Crossing the Line…


I’m a former ice hockey player. I led my league in penalty minutes. I fought…a lot. I was considered an “enforcer” on my team. The funny thing is, I’m not that guy “in real life”. I’m not even remotely tough and a “real” fight scares the hell out of me. I was a shy kid in high school when I played hockey and never had a fight outside the rink.

Fighting in sports is different. When I was on the ice, I felt part of a team and felt the rush of adrenaline that the violence of the sport infuses in you. There is an esprit de corps in team sports that creates an all-for-one mentality as well.

Which leads me to last nights brawl between the Arizona Diamondbacks and Los Angeles Dodgers (disclaimer, I’m a Dodger/Angel fan). While I appreciated the boys attempts a satiating my hunger for violence after my beloved LA Kings were knocked out of the Stanley Cup Playoffs, the origin of the brawl itself was disturbing.

In sports, no matter the sport, there is an unwritten code. Others may argue all day that it’s the result of machismo gone wild, but I embrace that part of our male psyche…I feel that it’s an acceptable nod to our inner caveman.  In fact, in both ice hockey, and baseball, the violence that you typically see is strictly confined to the playing arena and rarely do the emotions transcend that: witness the grand tradition of the post-game handshake at the end of a hockey playoff series.

What happened last night was wrong. In a nutshell, in baseball, if you drill my guy, I drill yours…but the drilling traditionally occurs anywhere BUT the head. A 90 mph fastball to the noggin can kill a human being, if not end their career. Ian Kennedy of the DBacks hit Dodger rookie sensation Yasiel Puig (see photo above) in the face. This is simply not done and as multiple baseball pundits have pointed out, if you can’t control the location of the pitch, you don’t throw inside to hit a player. Predictably,  Dodger pitcher Zach Greinke nailed a DBack player…in the back…where you are supposed to do it. Typically, this ends the affair…score settled. But Ian Kennedy sees fit to throw at Greinke’s head on his next at-bat…igniting an ugly brawl, characterized by violence among members of the coaching staffs, which is RARELY seen. But these old-timers respect the code of the game and took exception to the arguably criminal recklessness of Kennedy.

Speaking of criminal, I had to chuckle while watching the fight last night…as the players were throwing haymakers, an LAPD officer stood just a few feet away, keeping an eye on the crowd, but taking no action to intervene in an incident that, had it occurred on the street, would have had the officer screaming for back-up into his radio. Another example of the acceptance that this type of violence has in our society. But this one was different…uglier and precipitated by the childish actions of one pitcher.

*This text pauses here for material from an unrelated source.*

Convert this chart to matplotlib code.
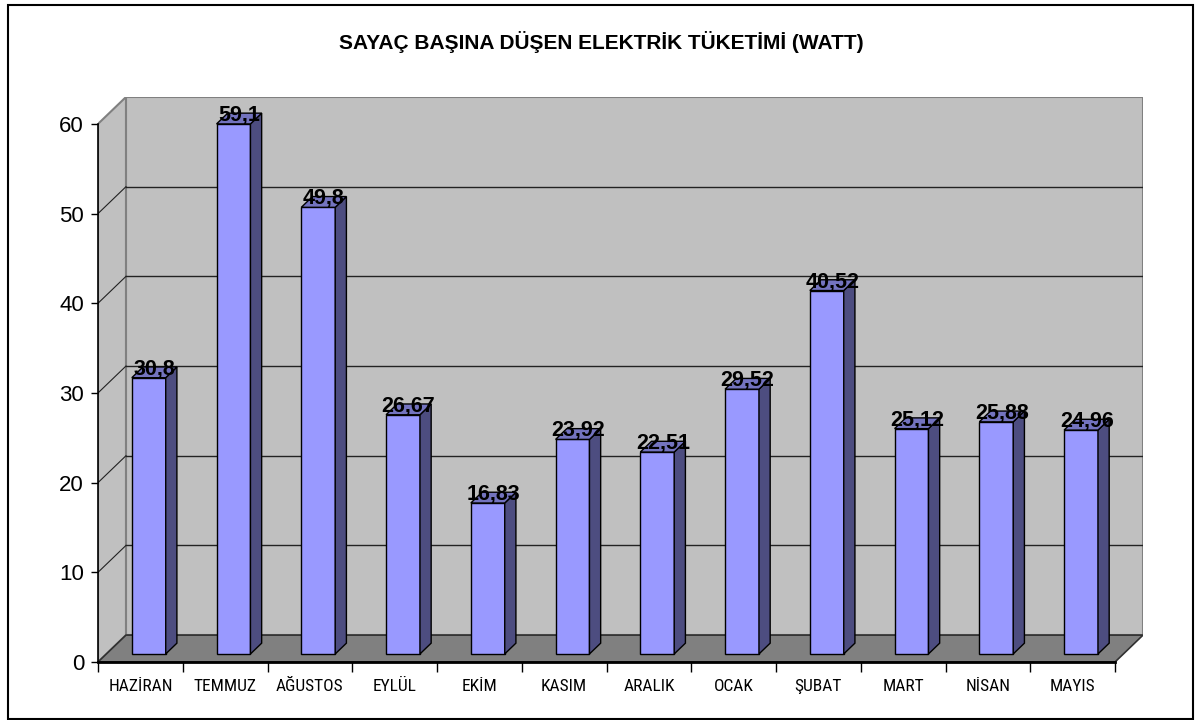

I’m writing this as I watch these two teams play the rubber game of their series.  I applaud the Dodgers and especially pitcher Zach Greinke for their actions last night and scold the DBacks and their cowardly pitcher Ian Kennedy. Don’t step into an arena that you are not qualified to participate in.

Don’t cross the line…it could have been a lot uglier and likely will be next time.

PS: On a side note, I’m considering starting a “sports-only” blog…if it happens, I’ll let you know and thanks to everyone for your support!

About Conversations With The Moon

Divorced father of two amazing young adults. College student, plodding away at a liberal arts degree. Formerly a Fire Captain and Paramedic. Dabbler in fashion. Liberal. Believer in Karma. View all posts by Conversations With The Moon

One response to “Crossing the Line…

  • kingmidget

    Here’s what I noticed when I watched the video of the brawl today … where were the umpires? Seriously, while they raced in initially, there’s a point where they just stepped aside, with three of the four staying on the perimeter of the mass of players and coaches. I don’t know if that’s typically what umpires do in these situations, but I’d be surprised if it is and if I was MLB I’d be disciplining the umpires who remained on the perimeter and weren’t doing anything to get the melee stopped.
    As for your point … I’m a believer in the unwritten code. But, you’re right, part of the unwritten code is that you never throw at somebody’s head. Any pitcher who does that should be suspended for much more than the typical five games, just enough for them to miss a start.